A team of astronomers from Wellesley College has taken stunning new images showing a newly forming galaxy resembling a young Milky Way. The study was published in the journal Nature.
The stunning pictures, captured by NASA's James Webb Space Telescope, depict a galaxy that gleams with ten different star clusters that formed at various points in time, resembling the Milky Way.
The newly found galaxy, which the Wellesley team has named the “Firefly Sparkle,” was forming about 600 million years after the Big Bang, while the galaxy was starting to take shape. It was cocooned in a diffuse arc and looked like fireflies “dancing” on a summer night.
The mass of the Firefly Sparkle is comparable to what the Milky Way's mass may have been at the same stage of development. Mowla says the discovery is especially significant.
These remarkable images give us an unprecedented picture of what our own galaxy might have looked like when it was being born. By examining these photos of the Firefly Sparkle, we can better understand how our own Milky Way took shape.
Lamiya Mowla, Astronomer, Wellesley College
According to Mowla, there are no other glimpses of a young galaxy forming in such a manner as its own. A Milky Way-like galaxy in the early stages of its formation in a universe that is only 600 million years old is depicted in the JWST images.

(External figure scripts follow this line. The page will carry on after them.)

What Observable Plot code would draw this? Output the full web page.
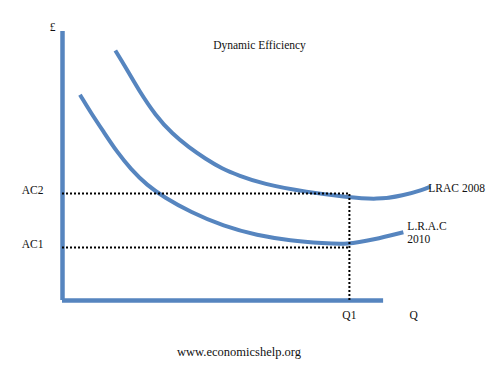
<!DOCTYPE html>
<html>
<head>
<meta charset="utf-8">
<script src="https://cdn.jsdelivr.net/npm/d3@7"></script>
<script src="https://cdn.jsdelivr.net/npm/@observablehq/plot@0.6"></script>
<style>
  html, body { margin: 0; padding: 0; background: #fff; }
  #wrap { width: 504px; }
  #caption { font-family: "Liberation Serif", serif; font-size: 12.5px; line-height: 14px;
             text-align: center; margin-top: 10px; padding-right: 26px; color: #111; }
</style>
</head>
<body>
<div id="wrap">
  <div id="chart"></div>
  <div id="caption">www.economicshelp.org</div>
</div>
<script>
// Quantity (x) and cost (y) (0–100 units)
const lrac2008Q    = [13.9, 16.6, 20.1, 24.5, 28.9, 33.2, 37.6, 42.0, 46.4, 52.6, 64.4, 74.9, 82.8, 89.7, 95.0, 96.8];
const lrac2008Cost = [92.6, 86.4, 77.8, 68.5, 61.7, 56.8, 52.5, 48.8, 46.3, 43.2, 40.1, 38.3, 37.3, 38.9, 41.1, 42.2];
const lrac2010Q    = [4.6, 7.4, 10.9, 14.4, 17.9, 22.3, 26.7, 33.7, 42.4, 51.2, 60.0, 68.7, 74.9, 81.8, 89.7];
const lrac2010Cost = [76.2, 69.7, 62.3, 54.9, 48.8, 42.6, 38.3, 32.7, 27.5, 24.1, 22.2, 21.2, 20.7, 22.5, 25.3];

const seriesNames = ["LRAC 2008", "L.R.A.C\n2010"];
const costLevels = [19.6, 39.6];          // AC1, AC2
const costLabels = ["AC1", "AC2"];
const qTicks = [75.5, 92.4];              // Q1, axis label Q
const qTickLabels = ["Q1", "Q"];
const axisExtent = {qMax: 84.5, costMax: 99.6};
const title = "Dynamic Efficiency";
const costSymbol = "£";

const upper = lrac2008Q.map((q, i) => ({q, c: lrac2008Cost[i], s: seriesNames[0]}));
const lower = lrac2010Q.map((q, i) => ({q, c: lrac2010Cost[i], s: seriesNames[1]}));

const blue = "#5685bf";
const font = {fontFamily: "Liberation Serif, serif", fontSize: "11.5px", color: "#111", background: "#fff"};

const chart = Plot.plot({
  width: 504,
  height: 335,
  marginLeft: 62,
  marginRight: 62,
  marginTop: 30,
  marginBottom: 35,
  style: font,
  x: {domain: [0, 100]},
  y: {domain: [0, 100]},
  marks: [
    // axes as thick blue rules
    Plot.ruleX([0], {y1: 0, y2: axisExtent.costMax, stroke: blue, strokeWidth: 4.5}),
    Plot.ruleY([0], {x1: 0, x2: axisExtent.qMax, stroke: blue, strokeWidth: 4.5}),
    // curves
    Plot.line(upper, {x: "q", y: "c", stroke: blue, strokeWidth: 4, curve: "basis", strokeLinecap: "butt"}),
    Plot.line(lower, {x: "q", y: "c", stroke: blue, strokeWidth: 4, curve: "basis", strokeLinecap: "butt"}),
    // dotted guides
    Plot.ruleY(costLevels, {x1: 0, x2: qTicks[0], stroke: "#000", strokeWidth: 2, strokeDasharray: "2,2"}),
    Plot.ruleX([qTicks[0]], {y1: 0, y2: costLevels[1], stroke: "#000", strokeWidth: 2, strokeDasharray: "2,2"}),
    // series labels at curve ends
    Plot.text(upper, Plot.selectLast({x: "q", y: "c", text: "s", textAnchor: "start", dx: -2, dy: 2, fill: "#111"})),
    Plot.text(lower, Plot.selectLast({x: "q", y: "c", text: "s", textAnchor: "start", dx: 4, dy: 0, lineHeight: 1.15, fill: "#111"})),
    // axes labels
    Plot.axisY(costLevels, {tickSize: 0, tickPadding: 19, tickFormat: (d, i) => costLabels[i], dy: -3, label: null}),
    Plot.axisX(qTicks, {tickSize: 0, tickPadding: 10, tickFormat: (d, i) => qTickLabels[i], label: null}),
    Plot.text([costSymbol], {x: 0, y: axisExtent.costMax, dx: -10, dy: -4, fill: "#111"}),
    Plot.text([title], {frameAnchor: "top", dx: 7, dy: 15, lineAnchor: "middle", fill: "#111"})
  ]
});
document.getElementById("chart").appendChild(chart);
</script>
</body>
</html>
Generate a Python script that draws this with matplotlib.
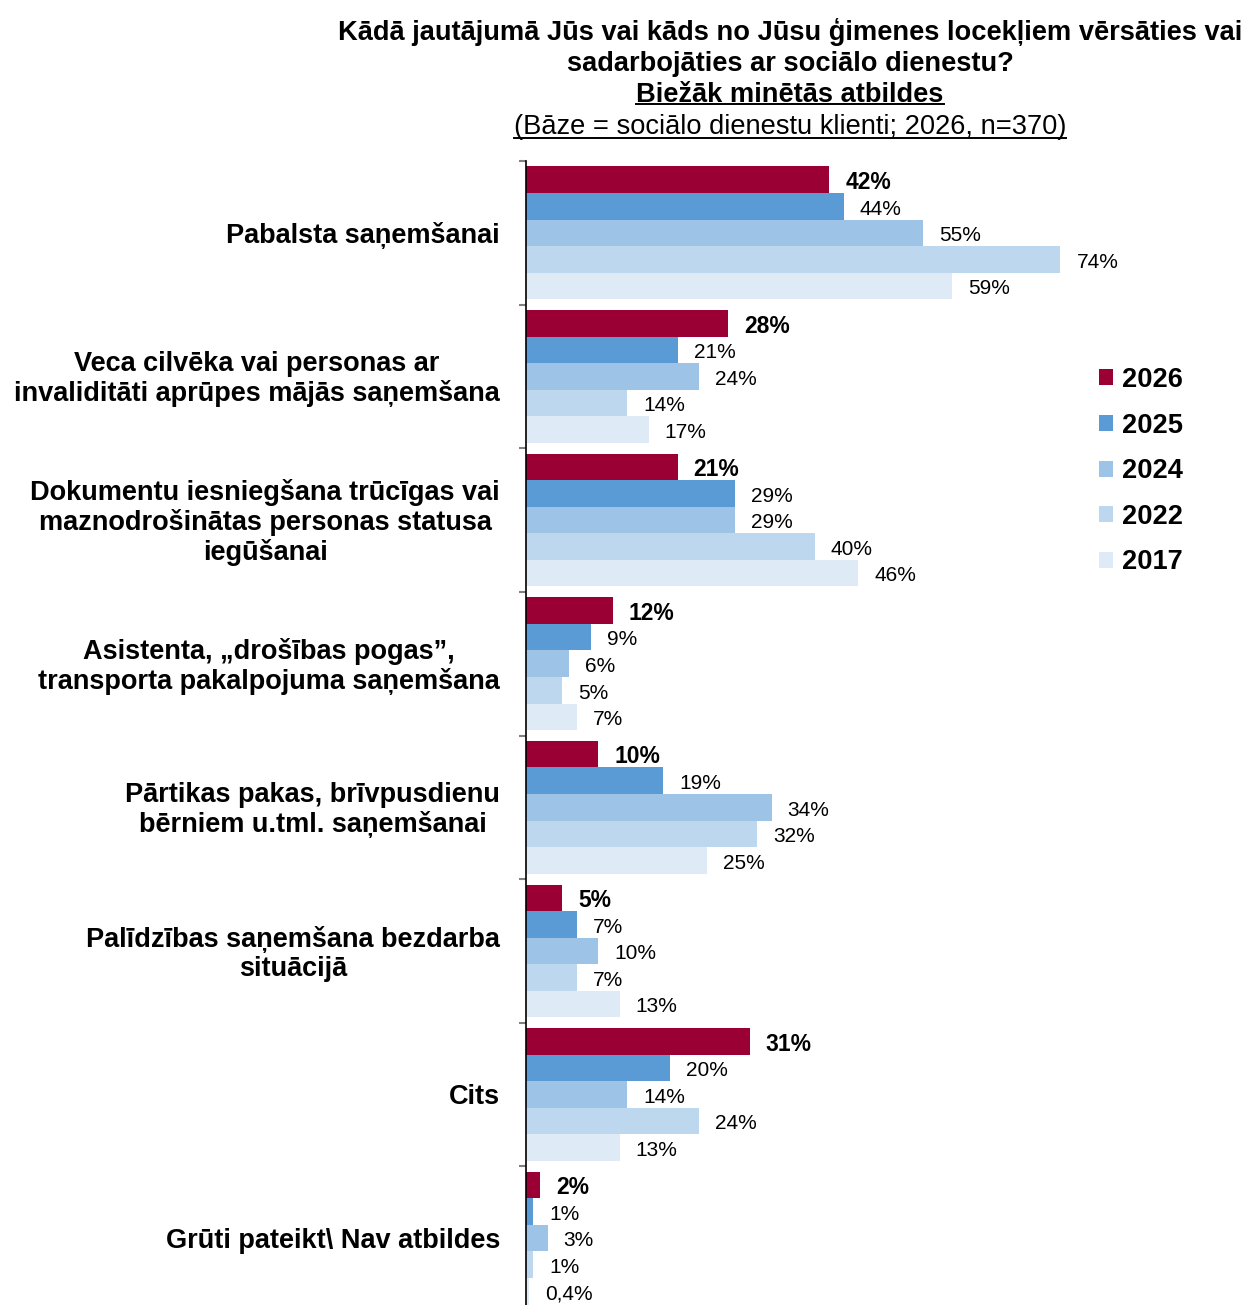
import matplotlib
matplotlib.use("Agg")
import matplotlib.pyplot as plt
from matplotlib.patches import Rectangle
from matplotlib.lines import Line2D
import numpy as np

categories = [
    "Pabalsta saņemšanai",
    "Veca cilvēka vai personas ar\ninvaliditāti aprūpes mājās saņemšana",
    "Dokumentu iesniegšana trūcīgas vai\nmaznodrošinātas personas statusa\niegūšanai",
    "Asistenta, „drošības pogas”,\ntransporta pakalpojuma saņemšana",
    "Pārtikas pakas, brīvpusdienu\nbērniem u.tml. saņemšanai",
    "Palīdzības saņemšana bezdarba\nsituācijā",
    "Cits",
    "Grūti pateikt\\ Nav atbildes",
]
years = ["2026", "2025", "2024", "2022", "2017"]
v2026 = [42, 28, 21, 12, 10, 5, 31, 2]
v2025 = [44, 21, 29, 9, 19, 7, 20, 1]
v2024 = [55, 24, 29, 6, 34, 10, 14, 3]
v2022 = [74, 14, 40, 5, 32, 7, 24, 1]
v2017 = [59, 17, 46, 7, 25, 13, 13, 0.4]
series = [v2026, v2025, v2024, v2022, v2017]
colors = ["#9B0034", "#5B9BD5", "#9DC3E6", "#BDD7EE", "#DEEAF6"]

title_lines = [
    "Kādā jautājumā Jūs vai kāds no Jūsu ģimenes locekļiem vērsāties vai",
    "sadarbojāties ar sociālo dienestu?",
    "Biežāk minētās atbildes",
    "(Bāze = sociālo dienestu klienti; 2026, n=370)",
]

plt.rcParams["font.family"] = ["Liberation Sans", "DejaVu Sans"]

W, H = 1246, 1305
fig = plt.figure(figsize=(W / 100, H / 100), dpi=100)
ax = fig.add_axes([526 / W, -5 / H, 650 / W, 1149 / H])

n = len(categories)
bh = 0.185
y0 = np.arange(n)
for i, (vals, col, yr) in enumerate(zip(series, colors, years)):
    ys = y0 + (i - 2) * bh
    ax.barh(ys, vals, height=bh, color=col, edgecolor="none", label=yr)
    for y, v in zip(ys, vals):
        txt = (f"{v:g}".replace(".", ",")) + "%"
        ax.annotate(txt, xy=(v, y), xytext=(11.5, -2), textcoords="offset points",
                    ha="left", va="center",
                    fontsize=16.5 if i == 0 else 15,
                    fontweight="bold" if i == 0 else "normal", color="black")

ax.set_xlim(0, 90)
ax.set_ylim(n - 0.5, -0.5)
ax.set_yticks(np.arange(-0.5, n, 1.0))
ax.set_yticklabels([])
ax.tick_params(axis="y", direction="out", length=5, width=1.5, color="#808080")
ax.set_xticks([])
for s in ["top", "right", "bottom"]:
    ax.spines[s].set_visible(False)
ax.spines["left"].set_color("black")
ax.spines["left"].set_linewidth(1.2)

for y, lab in zip(y0, categories):
    ax.annotate(lab, xy=(0, y), xycoords=("axes fraction", "data"),
                xytext=(-18.7, -2), textcoords="offset points",
                ha="right", va="center", multialignment="center",
                fontsize=19.5, fontweight="bold", linespacing=1.15)

handles = [Rectangle((0, 0), 1, 1, facecolor=c, edgecolor="none") for c in colors]
leg = fig.legend(handles, years, loc="upper left",
                 bbox_to_anchor=(1099 / W, 1 - 367 / H),
                 frameon=False, prop={"weight": "bold", "size": 19.6},
                 handlelength=0.53, handleheight=0.53, handletextpad=0.3,
                 labelspacing=0.72, borderpad=0, borderaxespad=0)

ty = [32, 64, 95, 127]
tw = ["bold", "bold", "bold", "normal"]
texts = []
for line, y, w in zip(title_lines, ty, tw):
    t = fig.text(790 / W, 1 - y / H, line, ha="center", va="center",
                 fontsize=19.6, fontweight=w)
    texts.append(t)

fig.canvas.draw()
r = fig.canvas.get_renderer()
for t, ypx in zip(texts[2:], [104, 138]):
    bb = t.get_window_extent(r)
    fig.add_artist(Line2D([bb.x0 / W, bb.x1 / W], [1 - ypx / H, 1 - ypx / H],
                          transform=fig.transFigure, color="black", linewidth=1.4))

fig.savefig("out.png", dpi=100)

As an observational astronomer studying the structural evolution of astronomical objects in the early Universe, I want to understand how the first stars, star clusters, galaxies, and galaxy clusters formed in the infant Universe and how they changed as the Universe got older.
Lamiya Mowla, Astronomer, Wellesley College
Of the Firefly Sparkle, she said, “I did not think it would be possible to resolve a galaxy that existed so early in the universe into so many distinct components, let alone find that its mass is similar to our own galaxy’s when it was in the process of forming.”
There is so much going on inside this tiny galaxy, including so many different phases of star formation. These images are the very first glimpse of something that we will be able to study and learn from for many years to come.
Lamiya Mowla, Astronomer, Wellesley College
Mowla, Assistant Professor of Physics and Astronomy at Wellesley and a 2013 college graduate, co-led the project with Kartheik Iyer, a NASA Hubble Fellow at Columbia University in New York.
Journal Reference
Mowla, L., et al. (2024) Formation of a low-mass galaxy from star clusters in a 600-million-year-old Universe. Nature. doi.org/10.1038/s41586-024-08293-0.